After a summer of young male-centric tales like The Way, Way Back, The Kings of Summer and Mud, Hittman’s unblinking and harsh film is a shot in the arm to remind audiences that young women grow up, too. And sometimes growing up gets messy.

Love starts with a shy teenager named Lila (played by the doe-eyed Gina Piersanti) staring at the ocean. She’s tentative, backing away from the breaking waves. Lila is also cautious and a little sheltered—she wears a one-piece swimsuit and has a thick layer of sunscreen plastered on her face.

Courtesy of Citizen Jane

Courtesy of Citizen Jane

Lila is a third wheel to her friend Chiara (Giovanna Salimeni) and her new boyfriend (Jesse Cordasco). She even develops a crush on Sammy (Ronen Rubinstein), a cute guy she met on the beach.
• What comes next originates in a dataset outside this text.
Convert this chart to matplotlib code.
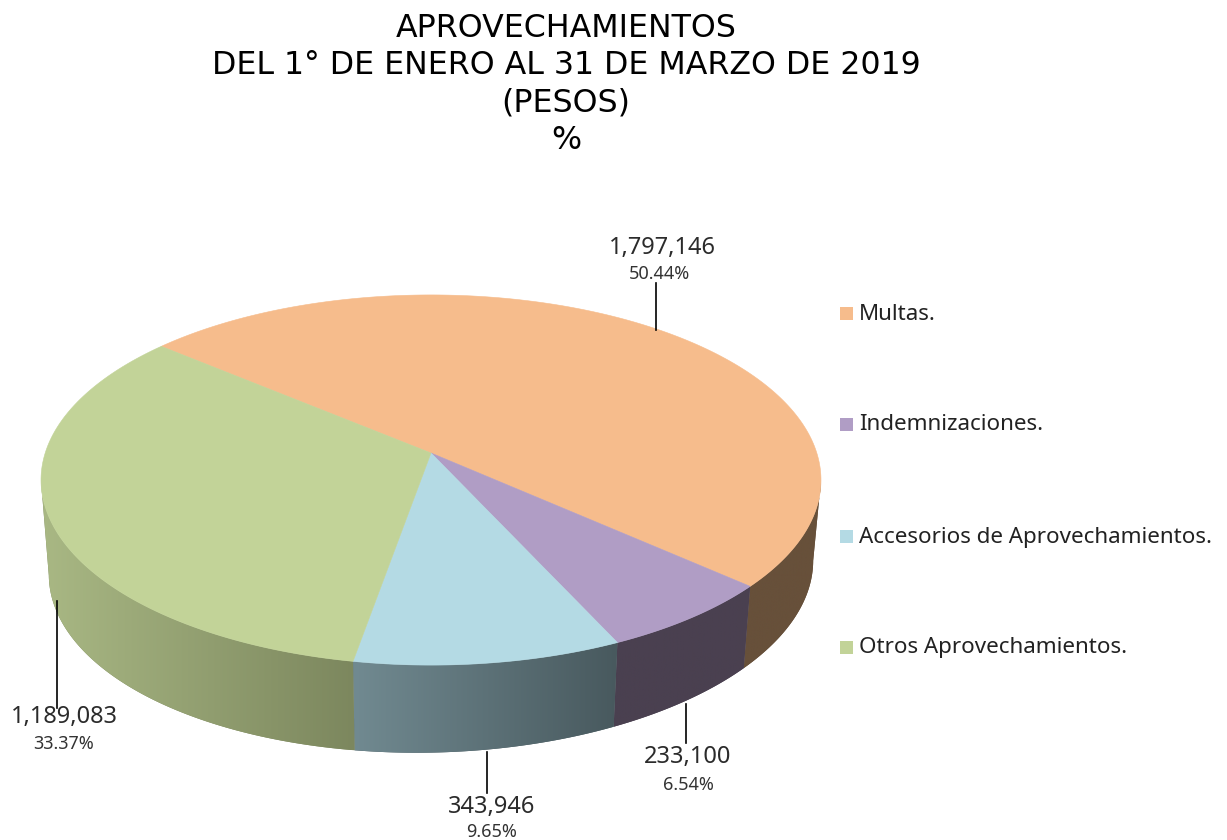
import numpy as np
import matplotlib
matplotlib.use("Agg")
import matplotlib.pyplot as plt
from matplotlib.patches import Polygon, Rectangle
from matplotlib.colors import LinearSegmentedColormap

# datos de la grafica
categorias = ["Multas.", "Indemnizaciones.", "Accesorios de Aprovechamientos.", "Otros Aprovechamientos."]
valores = [1797146, 233100, 343946, 1189083]
etiquetas = ["1,797,146", "233,100", "343,946", "1,189,083"]
porcentajes = ["50.44%", "6.54%", "9.65%", "33.37%"]
titulo = ["APROVECHAMIENTOS", "DEL 1° DE ENERO AL 31 DE MARZO DE 2019", "(PESOS)", "%"]

colores = ["#F6BC8C", "#B09DC5", "#B4DAE4", "#C2D398"]
lado_izq = ["#67503A", "#4A4050", "#718A91", "#A9B884"]
lado_der = ["#67503A", "#4A4050", "#48595E", "#7C875E"]

CX, CY = 431, 453
A, B, K = 385.8, 115.0, 0.146
INICIO = 139.9
S_BASE = 0.98

plt.rcParams['font.family'] = ['Noto Sans', 'DejaVu Sans']


def arriba(t):
    # circulo en perspectiva, t en grados
    r = np.radians(t)
    x, y = np.cos(r), np.sin(r)
    return CX + A * x / (1 + K * y), (CY - B * y) / (1 + K * y)


def abajo(t):
    x, y = arriba(t)
    return CX + (x - CX) * S_BASE, y + 87.5 - 0.018 * (x - CX)


fig = plt.figure(figsize=(12.27, 8.4), dpi=100)
ax = fig.add_axes([0, 0, 1, 1])
ax.axis("off")

total = sum(valores)
bordes = INICIO - np.cumsum([0] + valores) / total * 360

# paredes laterales con degradado (solo hasta la tangente del contorno)
for i in range(len(valores)):
    t = np.linspace(bordes[i], bordes[i + 1], 400)
    t = t[np.sin(np.radians(t)) <= -K]
    x1, y1 = arriba(t)
    x2, y2 = abajo(t)
    px = np.concatenate([x1, x2[::-1]])
    py = np.concatenate([y1, y2[::-1]])
    cmap = LinearSegmentedColormap.from_list("g", [lado_izq[i], lado_der[i]])
    pol = Polygon(np.column_stack([px, py]), closed=True, fc=lado_der[i], ec="none", zorder=1)
    ax.add_patch(pol)
    im = ax.imshow(np.linspace(0, 1, 256).reshape(1, -1), cmap=cmap, aspect="auto", zorder=1.5,
                   extent=[px.min(), px.max(), py.max(), py.min()])
    im.set_clip_path(pol)

# cara superior
for i in range(len(valores)):
    t = np.linspace(bordes[i], bordes[i + 1], 400)
    x, y = arriba(t)
    px = np.concatenate([[CX], x])
    py = np.concatenate([[CY], y])
    ax.add_patch(Polygon(np.column_stack([px, py]), closed=True, fc=colores[i], ec=colores[i], lw=0.4, zorder=2))

# lineas guia y etiquetas
lineas = [(656, 283, 330), (686, 704, 743), (487, 752, 793), (57, 601, 708)]
pos_val = [(662, 248), (688, 757), (492, 807), (64, 717)]
pos_pct = [(659, 274), (688, 785), (492, 832), (64, 744)]
for i in range(len(valores)):
    x, y0, y1 = lineas[i]
    ax.plot([x, x], [y0, y1], color="black", lw=1.2, zorder=3)
    ax.text(pos_val[i][0], pos_val[i][1], etiquetas[i], ha="center", va="center", fontsize=17, color="#2b2b2b", zorder=4)
    ax.text(pos_pct[i][0], pos_pct[i][1], porcentajes[i], ha="center", va="center", fontsize=13, color="#333333", zorder=4)

# leyenda
ley_y = [313, 424, 536, 647]
for i in range(len(categorias)):
    ax.add_patch(Rectangle((840, ley_y[i] - 6.5), 13, 13, fc=colores[i], ec="none"))
    ax.text(859, ley_y[i] + 1, categorias[i], ha="left", va="center", fontsize=16.1, color="#222222")

# titulo
tit_y = [37, 74, 112, 149]
for i in range(len(titulo)):
    ax.text(566, tit_y[i], titulo[i], ha="center", va="baseline", fontsize=22.8, color="black",
            family="DejaVu Sans")

ax.set_xlim(0, 1227)
ax.set_ylim(840, 0)
fig.savefig("out.png", dpi=100)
Sounds like the perfect set-up for a cute and playfully awkward tale of how she comes out of her shell over the summer, right?

Hittman’s film doesn’t go for those Hollywood conventions.

Heck, Love is probably closer to the 2010 thriller Black Swan than a normal coming-of-age story. Lila is a young woman who explores her sexuality and kind of goes off the deep end, just like Natalie Portman’s Nina.

The moment Lila washes the sunscreen off her face is when she sheds the protection of being a kid. It’s just like Nina’s clothes darkening from white to black in Black Swan.

The female leads are stark opposites: Chiara is loose and sexual when she rehearses in the girls’ dance group; Lila stumbles through and barely finishes the routine.

Tired of being on the outside looking in, Lila forces interactions with Sammy, hoping to finally have sex like Chiara.

Piersanti captures Lila’s desperation to be seen as a woman. She handles the film’s mature tone with poise, even though she was only 14 while shooting. But her doe eyes also remind us that she’s only a teenager who is still learning.

My one knock on the film is its portrayal of males as ultra-sexist thugs who really mistreat women. The only exceptions to this are Lila’s preteen friend Nate (a caring and innocent Case Prime) and Lila’s father (Kevin Anthony Ryan). But their screen time is limited, leaving Patrick, Sammy and his buddies as alpha male stereotypes. Hittman perfectly encapsulates Lila’s venture into womanhood toward the end in the film’s best scene.

After running from the waves in her one-piece swimsuit and covered in sunscreen, Lila braves the fierce ocean at night and in street clothes, deciding to grow up.

It’s a testament that coming of age isn’t always cute and sweet.